For the material that follows, list every line containing the word "this".

----------------

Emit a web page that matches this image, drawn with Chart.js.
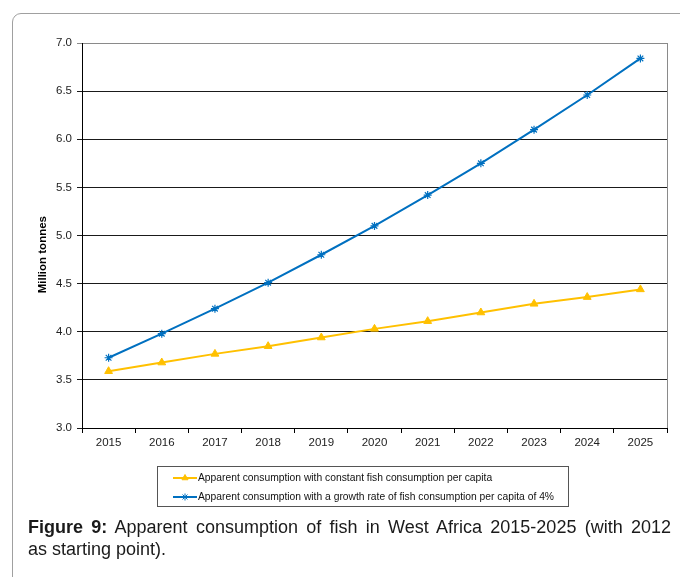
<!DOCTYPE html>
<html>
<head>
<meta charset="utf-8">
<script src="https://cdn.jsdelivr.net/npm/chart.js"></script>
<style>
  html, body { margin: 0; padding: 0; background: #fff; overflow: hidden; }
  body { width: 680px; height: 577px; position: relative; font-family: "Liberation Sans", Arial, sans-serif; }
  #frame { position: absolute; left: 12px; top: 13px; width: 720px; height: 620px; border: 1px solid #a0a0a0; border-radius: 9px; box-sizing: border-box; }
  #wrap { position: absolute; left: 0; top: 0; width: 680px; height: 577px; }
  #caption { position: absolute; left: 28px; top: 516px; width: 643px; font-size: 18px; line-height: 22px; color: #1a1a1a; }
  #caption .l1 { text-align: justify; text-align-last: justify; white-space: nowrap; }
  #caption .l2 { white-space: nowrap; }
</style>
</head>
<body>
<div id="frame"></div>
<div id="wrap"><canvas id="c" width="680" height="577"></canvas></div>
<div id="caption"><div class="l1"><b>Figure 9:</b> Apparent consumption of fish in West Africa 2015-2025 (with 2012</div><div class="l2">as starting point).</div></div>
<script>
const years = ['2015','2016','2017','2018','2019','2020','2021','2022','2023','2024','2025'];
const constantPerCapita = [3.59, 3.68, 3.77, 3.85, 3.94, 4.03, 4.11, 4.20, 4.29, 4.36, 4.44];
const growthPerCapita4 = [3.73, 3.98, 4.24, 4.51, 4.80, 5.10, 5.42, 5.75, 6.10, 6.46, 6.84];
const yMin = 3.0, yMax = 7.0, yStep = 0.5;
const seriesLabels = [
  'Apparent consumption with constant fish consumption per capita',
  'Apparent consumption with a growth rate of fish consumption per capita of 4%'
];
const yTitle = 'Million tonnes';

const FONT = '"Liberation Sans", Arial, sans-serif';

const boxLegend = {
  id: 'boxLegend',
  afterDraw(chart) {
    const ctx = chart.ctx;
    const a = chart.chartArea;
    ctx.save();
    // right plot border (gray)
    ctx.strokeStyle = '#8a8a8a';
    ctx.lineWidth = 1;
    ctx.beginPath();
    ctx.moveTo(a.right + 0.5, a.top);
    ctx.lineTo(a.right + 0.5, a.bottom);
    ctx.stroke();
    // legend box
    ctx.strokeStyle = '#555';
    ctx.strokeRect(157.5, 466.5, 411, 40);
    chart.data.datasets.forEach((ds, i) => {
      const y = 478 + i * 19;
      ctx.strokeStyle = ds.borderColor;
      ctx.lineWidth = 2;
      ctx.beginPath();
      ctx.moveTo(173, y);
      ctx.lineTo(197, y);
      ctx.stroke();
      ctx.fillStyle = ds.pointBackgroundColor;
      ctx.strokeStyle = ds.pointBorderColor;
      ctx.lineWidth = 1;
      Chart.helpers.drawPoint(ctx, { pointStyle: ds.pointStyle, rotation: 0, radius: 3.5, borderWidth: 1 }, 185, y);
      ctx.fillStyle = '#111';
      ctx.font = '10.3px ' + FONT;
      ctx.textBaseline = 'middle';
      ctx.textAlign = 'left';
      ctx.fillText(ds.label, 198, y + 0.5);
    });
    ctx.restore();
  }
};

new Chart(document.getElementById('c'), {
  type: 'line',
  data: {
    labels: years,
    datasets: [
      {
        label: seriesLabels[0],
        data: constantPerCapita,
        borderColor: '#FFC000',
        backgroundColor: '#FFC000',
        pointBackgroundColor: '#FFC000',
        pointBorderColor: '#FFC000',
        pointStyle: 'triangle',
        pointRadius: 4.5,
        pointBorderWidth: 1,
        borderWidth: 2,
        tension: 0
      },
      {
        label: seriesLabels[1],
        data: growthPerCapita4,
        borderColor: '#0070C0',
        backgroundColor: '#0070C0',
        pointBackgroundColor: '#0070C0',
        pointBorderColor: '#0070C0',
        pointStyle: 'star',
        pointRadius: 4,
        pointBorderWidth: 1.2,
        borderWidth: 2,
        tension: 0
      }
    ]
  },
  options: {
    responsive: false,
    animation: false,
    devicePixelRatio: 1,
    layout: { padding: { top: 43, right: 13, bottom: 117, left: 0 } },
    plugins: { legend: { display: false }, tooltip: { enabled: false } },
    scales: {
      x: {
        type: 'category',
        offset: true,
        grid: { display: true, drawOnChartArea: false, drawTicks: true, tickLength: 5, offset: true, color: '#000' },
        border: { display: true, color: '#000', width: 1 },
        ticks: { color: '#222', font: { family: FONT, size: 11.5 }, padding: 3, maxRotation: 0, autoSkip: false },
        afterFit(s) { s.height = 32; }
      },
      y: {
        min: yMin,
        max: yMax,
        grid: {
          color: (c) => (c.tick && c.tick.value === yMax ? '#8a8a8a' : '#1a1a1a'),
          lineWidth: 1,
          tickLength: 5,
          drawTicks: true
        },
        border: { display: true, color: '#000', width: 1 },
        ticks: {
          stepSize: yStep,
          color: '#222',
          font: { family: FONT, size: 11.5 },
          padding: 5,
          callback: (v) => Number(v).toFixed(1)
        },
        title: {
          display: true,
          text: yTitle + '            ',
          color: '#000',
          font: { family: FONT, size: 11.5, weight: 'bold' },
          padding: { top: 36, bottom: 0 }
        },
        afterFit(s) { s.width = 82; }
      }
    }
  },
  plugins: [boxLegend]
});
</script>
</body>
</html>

----------------

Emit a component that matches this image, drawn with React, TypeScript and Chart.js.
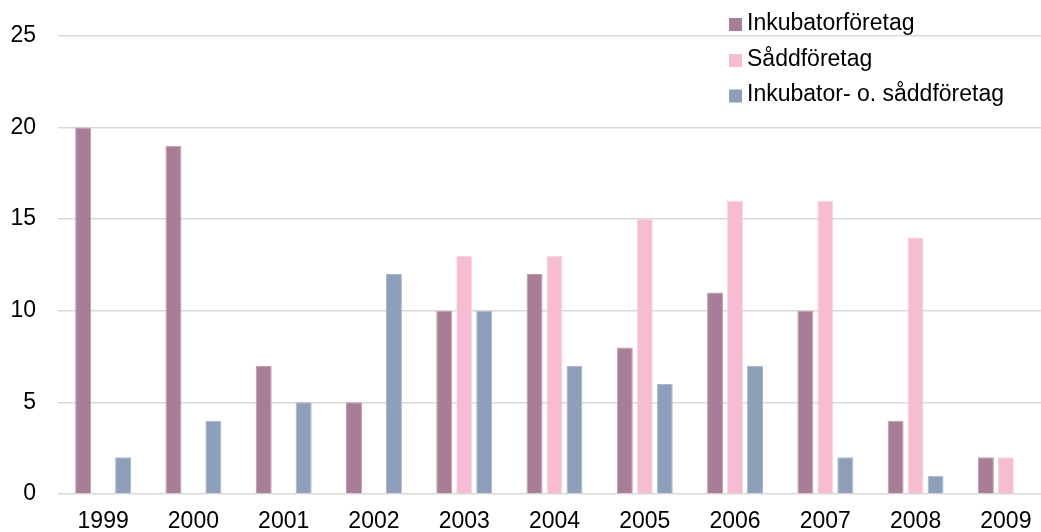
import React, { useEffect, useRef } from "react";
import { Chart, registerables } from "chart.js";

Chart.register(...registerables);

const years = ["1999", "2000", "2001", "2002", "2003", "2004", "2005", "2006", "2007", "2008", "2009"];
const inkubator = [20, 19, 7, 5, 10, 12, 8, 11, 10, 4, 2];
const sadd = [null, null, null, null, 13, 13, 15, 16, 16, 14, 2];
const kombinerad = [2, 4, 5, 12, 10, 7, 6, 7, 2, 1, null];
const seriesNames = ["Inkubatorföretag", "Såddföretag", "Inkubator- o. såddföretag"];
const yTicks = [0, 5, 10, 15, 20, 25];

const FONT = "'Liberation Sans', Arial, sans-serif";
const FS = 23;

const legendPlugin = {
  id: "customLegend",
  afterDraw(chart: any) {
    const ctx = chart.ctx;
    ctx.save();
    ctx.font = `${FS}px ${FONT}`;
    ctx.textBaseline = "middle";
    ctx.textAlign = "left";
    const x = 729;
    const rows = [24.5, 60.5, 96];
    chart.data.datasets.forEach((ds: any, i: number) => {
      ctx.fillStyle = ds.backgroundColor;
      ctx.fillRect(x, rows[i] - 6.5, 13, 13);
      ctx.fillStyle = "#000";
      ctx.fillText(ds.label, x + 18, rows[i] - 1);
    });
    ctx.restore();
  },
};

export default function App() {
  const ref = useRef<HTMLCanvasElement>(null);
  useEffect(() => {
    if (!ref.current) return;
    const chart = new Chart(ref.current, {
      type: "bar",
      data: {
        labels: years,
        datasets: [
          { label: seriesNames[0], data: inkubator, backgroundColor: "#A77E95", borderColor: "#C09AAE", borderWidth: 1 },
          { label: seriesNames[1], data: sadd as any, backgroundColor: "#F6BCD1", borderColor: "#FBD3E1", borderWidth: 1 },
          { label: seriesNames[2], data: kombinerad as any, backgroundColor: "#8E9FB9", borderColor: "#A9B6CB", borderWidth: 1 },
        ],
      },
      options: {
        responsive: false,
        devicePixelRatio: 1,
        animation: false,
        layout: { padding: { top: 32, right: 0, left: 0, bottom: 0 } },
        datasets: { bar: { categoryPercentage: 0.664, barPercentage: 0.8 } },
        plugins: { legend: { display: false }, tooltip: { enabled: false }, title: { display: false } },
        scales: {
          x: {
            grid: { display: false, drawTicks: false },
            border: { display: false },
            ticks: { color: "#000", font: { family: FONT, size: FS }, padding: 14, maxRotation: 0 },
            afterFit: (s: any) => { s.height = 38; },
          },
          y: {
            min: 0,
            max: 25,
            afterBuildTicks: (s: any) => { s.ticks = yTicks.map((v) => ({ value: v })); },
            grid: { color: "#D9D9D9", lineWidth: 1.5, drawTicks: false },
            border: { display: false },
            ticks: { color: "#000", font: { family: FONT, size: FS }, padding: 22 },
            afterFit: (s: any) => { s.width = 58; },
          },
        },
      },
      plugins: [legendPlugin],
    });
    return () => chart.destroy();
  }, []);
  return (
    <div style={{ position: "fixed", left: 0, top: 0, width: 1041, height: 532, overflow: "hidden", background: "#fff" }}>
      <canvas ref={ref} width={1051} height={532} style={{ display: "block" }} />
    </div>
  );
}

----------------

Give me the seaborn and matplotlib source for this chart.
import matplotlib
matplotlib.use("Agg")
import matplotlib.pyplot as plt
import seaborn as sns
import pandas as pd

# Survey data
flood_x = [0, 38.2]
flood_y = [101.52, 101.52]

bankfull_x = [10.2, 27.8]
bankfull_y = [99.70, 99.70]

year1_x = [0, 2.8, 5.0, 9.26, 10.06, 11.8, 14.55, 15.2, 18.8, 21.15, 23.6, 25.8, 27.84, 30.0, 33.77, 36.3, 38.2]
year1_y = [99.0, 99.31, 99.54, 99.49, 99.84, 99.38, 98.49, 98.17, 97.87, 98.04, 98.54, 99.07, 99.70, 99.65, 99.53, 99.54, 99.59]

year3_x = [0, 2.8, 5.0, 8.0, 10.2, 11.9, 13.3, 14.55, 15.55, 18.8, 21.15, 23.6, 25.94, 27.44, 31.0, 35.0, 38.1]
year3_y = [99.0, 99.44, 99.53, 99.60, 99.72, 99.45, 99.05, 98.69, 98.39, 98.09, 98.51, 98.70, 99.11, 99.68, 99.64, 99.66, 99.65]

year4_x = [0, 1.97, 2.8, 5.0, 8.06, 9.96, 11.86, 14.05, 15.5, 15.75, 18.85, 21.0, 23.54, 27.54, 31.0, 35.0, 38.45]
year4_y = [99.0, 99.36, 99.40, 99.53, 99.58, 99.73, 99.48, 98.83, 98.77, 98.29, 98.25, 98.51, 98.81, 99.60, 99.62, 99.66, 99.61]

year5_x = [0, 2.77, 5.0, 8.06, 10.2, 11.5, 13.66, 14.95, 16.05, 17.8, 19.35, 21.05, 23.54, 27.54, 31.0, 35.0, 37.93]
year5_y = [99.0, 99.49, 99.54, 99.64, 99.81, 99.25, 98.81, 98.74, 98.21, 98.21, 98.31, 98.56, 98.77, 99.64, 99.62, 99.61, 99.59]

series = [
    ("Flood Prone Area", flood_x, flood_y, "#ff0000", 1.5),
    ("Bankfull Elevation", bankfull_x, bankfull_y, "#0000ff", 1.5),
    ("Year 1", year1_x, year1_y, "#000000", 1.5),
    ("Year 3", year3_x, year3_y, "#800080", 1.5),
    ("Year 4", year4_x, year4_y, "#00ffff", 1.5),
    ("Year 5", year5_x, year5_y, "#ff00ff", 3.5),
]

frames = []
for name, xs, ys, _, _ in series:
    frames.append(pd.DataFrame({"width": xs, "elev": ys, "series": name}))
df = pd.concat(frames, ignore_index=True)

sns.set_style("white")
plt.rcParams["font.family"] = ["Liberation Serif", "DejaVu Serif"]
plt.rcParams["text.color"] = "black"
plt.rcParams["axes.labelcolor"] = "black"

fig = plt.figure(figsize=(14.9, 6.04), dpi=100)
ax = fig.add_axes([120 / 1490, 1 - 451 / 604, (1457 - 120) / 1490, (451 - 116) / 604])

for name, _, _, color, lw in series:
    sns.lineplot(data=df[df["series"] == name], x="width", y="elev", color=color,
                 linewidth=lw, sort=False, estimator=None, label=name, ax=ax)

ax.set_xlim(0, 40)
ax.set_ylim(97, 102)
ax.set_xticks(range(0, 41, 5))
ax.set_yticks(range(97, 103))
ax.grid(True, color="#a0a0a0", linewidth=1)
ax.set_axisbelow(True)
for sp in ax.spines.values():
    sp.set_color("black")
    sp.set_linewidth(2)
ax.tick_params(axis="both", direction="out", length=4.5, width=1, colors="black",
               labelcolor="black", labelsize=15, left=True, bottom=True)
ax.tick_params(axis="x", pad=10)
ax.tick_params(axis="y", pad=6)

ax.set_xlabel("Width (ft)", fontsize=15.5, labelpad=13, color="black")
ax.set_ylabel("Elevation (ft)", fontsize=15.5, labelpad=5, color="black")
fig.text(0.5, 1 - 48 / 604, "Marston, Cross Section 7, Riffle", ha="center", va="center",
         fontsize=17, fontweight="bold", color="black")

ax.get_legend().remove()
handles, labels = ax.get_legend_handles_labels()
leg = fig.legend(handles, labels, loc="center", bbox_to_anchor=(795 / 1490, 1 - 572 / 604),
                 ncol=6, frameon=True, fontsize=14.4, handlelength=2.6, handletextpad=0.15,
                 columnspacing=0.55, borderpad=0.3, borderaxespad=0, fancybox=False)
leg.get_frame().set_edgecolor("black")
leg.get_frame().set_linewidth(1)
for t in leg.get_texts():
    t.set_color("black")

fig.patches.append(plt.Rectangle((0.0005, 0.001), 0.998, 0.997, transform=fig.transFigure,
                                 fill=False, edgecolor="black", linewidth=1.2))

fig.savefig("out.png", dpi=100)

----------------

RESPONSE TO THE EXERCISE
Emit a web page that matches this image, drawn with Chart.js.
Emit a component that matches this image, drawn with React, TypeScript and Chart.js.
Give me the seaborn and matplotlib source for this chart.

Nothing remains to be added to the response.